Dynamics 365 Plugins

What is a D365 Plugin?

Dynamics 365 (D365) is a powerful platform that can be customized to meet specific business needs. One of the ways to customize it is by using plugins. A plugin is custom code that can be executed when specific events occur in D365, such as creating or updating a record. Plugins can be used to extend D365’s functionality and provide additional business logic.


When to Use a D365 Plugin?

Plugins can be used in a variety of scenarios, such as enforcing custom business rules, integrating with third-party systems, and generating automated notifications. Let’s consider a scenario where a company wants to send an automated email to a customer service representative when a new case is created in D365.

In this scenario, a plugin can be used to automatically send an email notification to the assigned customer service representative when a new case is created in D365. The plugin can also be used to set the priority of the case based on the category of the case and the customer’s history with the company.

Plugins can be used to perform complex calculations or validation checks that would be difficult to achieve using out-of-the-box features. Plugins allow developers to extend D365’s functionality without having to modify the core system, making it easier to maintain and upgrade the system in the future.


Plugin Events

Plugins can be triggered by a variety of events, also known as “message types,” including create, update, delete, and retrieve. These events are defined in the D365 platform and can be subscribed to by plugins.

For example, you can create a plugin that is triggered when a new account is created in D365. You can then use this plugin to perform a custom action, such as sending an email notification to the account manager. Plugins can also be triggered when a record is updated, deleted, or retrieved from D365.

In addition to the message type, plugins can also specify a stage in which they should be executed. There are two main stages: pre-operation and post-operation. Pre-operation plugins are executed before the event is processed by D365, while post-operation plugins are executed after the event is processed.

Plugins can also specify the order in which they should be executed within a stage. This is useful when multiple plugins are registered for the same message type and stage, and you want to control the order in which they are executed.

Another important aspect of plugin events is the “pipeline” in which they execute. The pipeline is a series of stages that D365 processes a message type through. Plugins can be executed in any of the stages within the pipeline, allowing them to interact with the data at different points in the process.

In conclusion, understanding plugin events is important when developing a plugin in D365. Plugins can be triggered by a variety of message types, and can be executed at different stages within the pipeline.
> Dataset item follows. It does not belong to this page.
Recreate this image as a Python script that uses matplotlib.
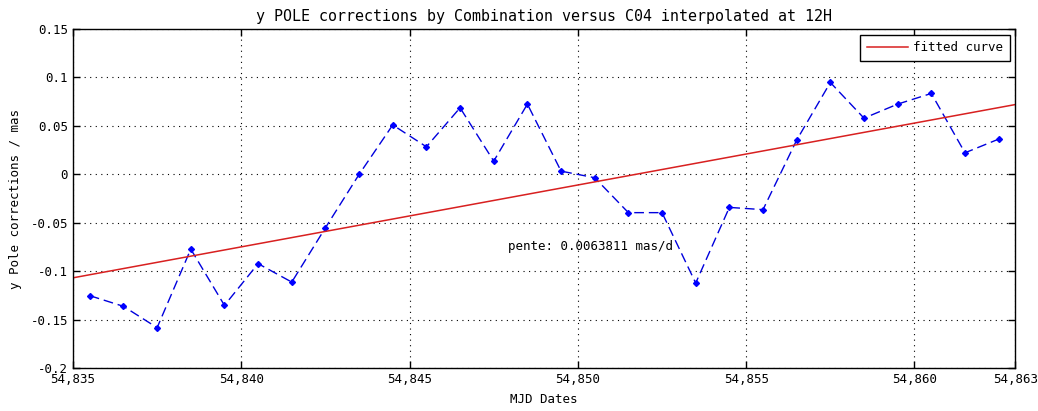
import matplotlib
matplotlib.use("Agg")
import matplotlib.pyplot as plt
from matplotlib.ticker import FuncFormatter
import numpy as np

plt.rcParams['font.family'] = ['DejaVu Sans Mono']
plt.rcParams['font.size'] = 9

# MJD dates (12H) and y pole corrections (mas)
mjd = [54835.5 + i for i in range(28)]
ycorr = [-0.125, -0.136, -0.158, -0.077, -0.135, -0.092, -0.111, -0.055,
         0.000, 0.051, 0.0285, 0.0687, 0.0137, 0.0725, 0.0034, -0.0034,
         -0.0394, -0.0394, -0.112, -0.034, -0.0363, 0.0354, 0.0948, 0.058,
         0.0725, 0.0835, 0.0223, 0.0364]

# fitted line
fit_slope = 0.0063811
fit_x0 = 54835
fit_y0 = -0.1066
fit_x = [54835, 54863]

xticks = [54835, 54840, 54845, 54850, 54855, 54860, 54863]
yticks = [-0.2, -0.15, -0.1, -0.05, 0, 0.05, 0.1, 0.15]

fig = plt.figure(figsize=(10.38, 4.11), dpi=100)
ax = fig.add_axes([0.0703, 0.1036, 0.908, 0.826])

ax.plot(mjd, ycorr, color='#0000dd', linestyle=(0, (7, 3.5)), linewidth=1,
        marker='D', markersize=3, markerfacecolor='#0000ff', markeredgecolor='#0000ff')
fy = [fit_y0 + fit_slope * (x - fit_x0) for x in fit_x]
ax.plot(fit_x, fy, color='#d82020', linewidth=1.1, label='fitted curve')

ax.text(54847.93, -0.074, 'pente: 0.0063811 mas/d', va='center', ha='left')

ax.set_xlim(54835, 54863)
ax.set_ylim(-0.2, 0.15)
ax.set_xticks(xticks)
ax.set_yticks(yticks)
ax.xaxis.set_major_formatter(FuncFormatter(lambda v, p: '{:,}'.format(int(round(v)))))
ax.set_yticklabels(['-0.2', '-0.15', '-0.1', '-0.05', '0', '0.05', '0.1', '0.15'])
ax.tick_params(direction='in', top=True, right=True, length=5, width=1)
ax.grid(True, color='black', linestyle=(0, (1, 4)), linewidth=0.8)
for s in ax.spines.values():
    s.set_linewidth(1)

ax.set_title('y POLE corrections by Combination versus C04 interpolated at 12H', pad=6)
ax.set_xlabel('MJD Dates', labelpad=5)
ax.set_ylabel('y Pole corrections / mas', labelpad=6)

leg = ax.legend(loc='upper right', fancybox=False, framealpha=1, edgecolor='black',
                borderpad=0.55, handlelength=3.3, handletextpad=0.4, borderaxespad=0.45)
leg.get_frame().set_linewidth(1)

fig.savefig('out.png', dpi=100)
Understanding the order in which plugins are executed and the pipeline in which they execute can help you create more effective and efficient plugins.
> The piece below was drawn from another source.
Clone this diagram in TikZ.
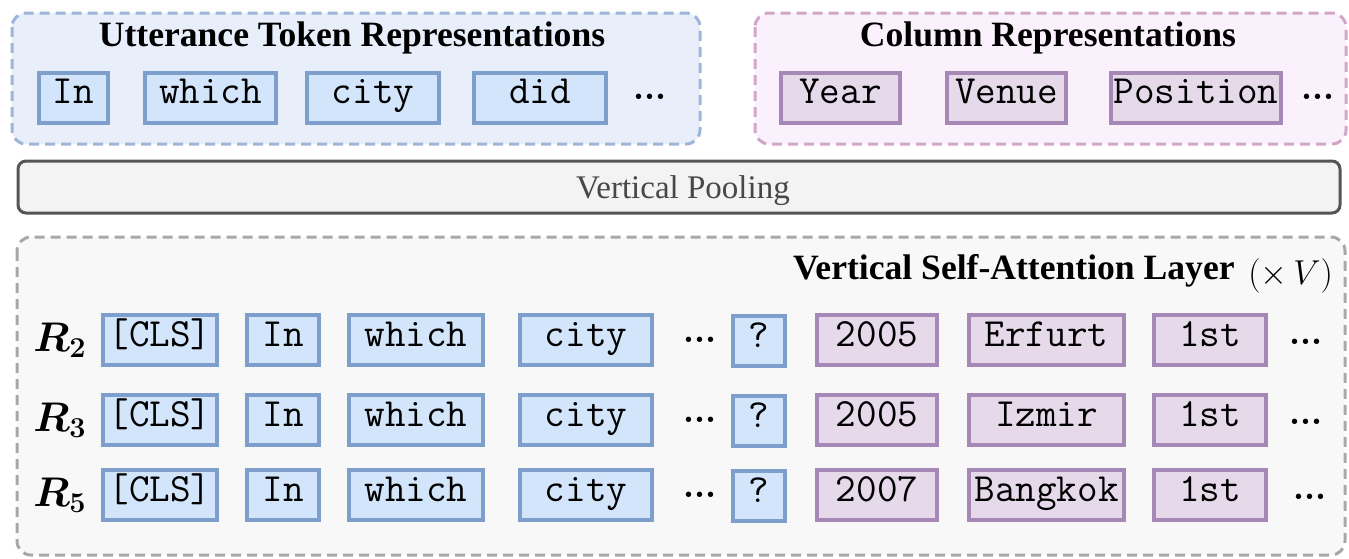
\documentclass[tikz,border=0pt]{standalone}
\usepackage[no-math]{fontspec}
\usepackage{bm}
\newfontfamily\timesfont{Liberation Serif}

\definecolor{uttfill}{HTML}{E8EFFB}
\definecolor{uttdash}{HTML}{9DB5DA}
\definecolor{colfill}{HTML}{FBF1FC}
\definecolor{coldash}{HTML}{D2A6C8}
\definecolor{bluefill}{HTML}{D3E5FB}
\definecolor{blueline}{HTML}{7E9ECB}
\definecolor{purpfill}{HTML}{E6D9EA}
\definecolor{purpline}{HTML}{A688B6}
\definecolor{poolfill}{HTML}{F3F3F3}
\definecolor{poolline}{HTML}{555555}
\definecolor{attfill}{HTML}{F8F8F8}
\definecolor{attdash}{HTML}{A8A8A8}

\tikzset{
  group/.style={line width=1.5pt, dash pattern=on 5pt off 3pt, rounded corners=7pt},
  tok/.style={draw, line width=2pt, inner sep=0pt, minimum height=25pt,
    text height=0.62em, text depth=0pt, font=\fontsize{20}{22}\selectfont\ttfamily},
  btok/.style={tok, draw=blueline, fill=bluefill},
  ptok/.style={tok, draw=purpline, fill=purpfill},
  boxw/.style={minimum width=#1*0.5pt-2pt},
  heading/.style={anchor=base, inner sep=0pt, font=\fontsize{17.8}{20}\selectfont\timesfont\bfseries},
  rlabel/.style={anchor=base, inner sep=0pt, font=\fontsize{21}{24}\selectfont},
  dots/.style={inner sep=0pt, font=\fontsize{18}{20}\selectfont\boldmath},
}

\begin{document}
\begin{tikzpicture}[x=0.5pt, y=-0.5pt]
\useasboundingbox (0,0) rectangle (1349,558);

% group frames
\draw[group, draw=uttdash, fill=uttfill] (12,13) rectangle (700,144);
\draw[group, draw=coldash, fill=colfill] (755,13) rectangle (1346,144);
\node[draw=poolline, fill=poolfill, line width=1.5pt, rounded corners=4pt,
      minimum width=1322*0.5pt, minimum height=52*0.5pt, inner sep=0pt]
  (pool) at (679,187) {};
\node[anchor=base, inner sep=0pt, font=\fontsize{16.5}{18}\selectfont\timesfont, text=black!72]
  (poollabel) at (683,198) {Vertical Pooling};
\draw[group, draw=attdash, fill=attfill] (17,237) rectangle (1345,555);

% headings
\node[heading] (utthead) at (352,46) {Utterance Token Representations};
\node[heading] (colhead) at (1048,46) {Column Representations};
\node[heading, anchor=base east] (atthead) at (1235,279) {Vertical Self-Attention Layer};
\node[anchor=base west, inner sep=0pt, font=\fontsize{19}{22}\selectfont] (times) at (1248,284) {$(\times\, V)$};

% utterance tokens
\node[btok, boxw=73]  (u1) at (73.5,97.5) {In};
\node[btok, boxw=135] (u2) at (210.5,97.5) {which};
\node[btok, boxw=136] (u3) at (373,97.5) {city};
\node[btok, boxw=136] (u4) at (540,97.5) {did};
\node[dots] (udots) at (650,97) {${\cdot}{\cdot}{\cdot}$};

% column headers
\node[ptok, boxw=123] (c1) at (840.5,97.5) {Year};
\node[ptok, boxw=123] (c2) at (1006.5,97.5) {Venue};
\node[ptok, boxw=174] (c3) at (1196,97.5) {Position};
\node[dots] (cdots) at (1318,97) {${\cdot}{\cdot}{\cdot}$};

% rows fed to the vertical self-attention layer
\foreach \k/\y/\yr/\place/\dx in {2/340/2005/Erfurt/0, 3/420/2005/Izmir/0, 5/495/2007/Bangkok/4}{
  \node[rlabel] (r\k) at (60,\y+11) {$\bm{R_{\k}}$};
  \node[btok, boxw=118] (r\k-cls)   at (160,\y)   {[CLS]};
  \node[btok, boxw=76]  (r\k-in)    at (283,\y)   {In};
  \node[btok, boxw=138] (r\k-which) at (416,\y)   {which};
  \node[btok, boxw=136] (r\k-city)  at (586,\y)   {city};
  \node[dots]           (r\k-udots) at (700,\y)   {${\cdot}{\cdot}{\cdot}$};
  \node[btok, boxw=56]  (r\k-q)     at (759,\y+1) {?};
  \node[ptok, boxw=124] (r\k-year)  at (877,\y)   {\yr};
  \node[ptok, boxw=159] (r\k-venue) at (1046.5,\y) {\place};
  \node[ptok, boxw=116] (r\k-pos)   at (1210,\y)  {1st};
  \node[dots]           (r\k-cdots) at (1306+\dx,\y+2) {${\cdot}{\cdot}{\cdot}$};
}
\end{tikzpicture}
\end{document}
Alternatives to Using a Plugin

If you’re looking to extend D365’s functionality, there are several alternatives to using a plugin. These include:

  1. Workflows: Workflows are a visual representation of a business process that can automate tasks and send notifications. Workflows are less flexible than plugins, but they can be used to automate simple processes.
  2. Business Rules: Business rules are a set of conditions and actions that can be applied to a field on a form. Business rules are less powerful than plugins, but they can be used to enforce simple business logic.
  3. Custom Code: If none of the out-of-the-box features meet your needs, you can write custom code to extend D365’s functionality. However, this requires more technical expertise than using plugins or workflows.

In conclusion, plugins are a powerful tool that can help you extend D365’s functionality and provide additional business logic. They allow developers to automate complex processes and integrate with external systems.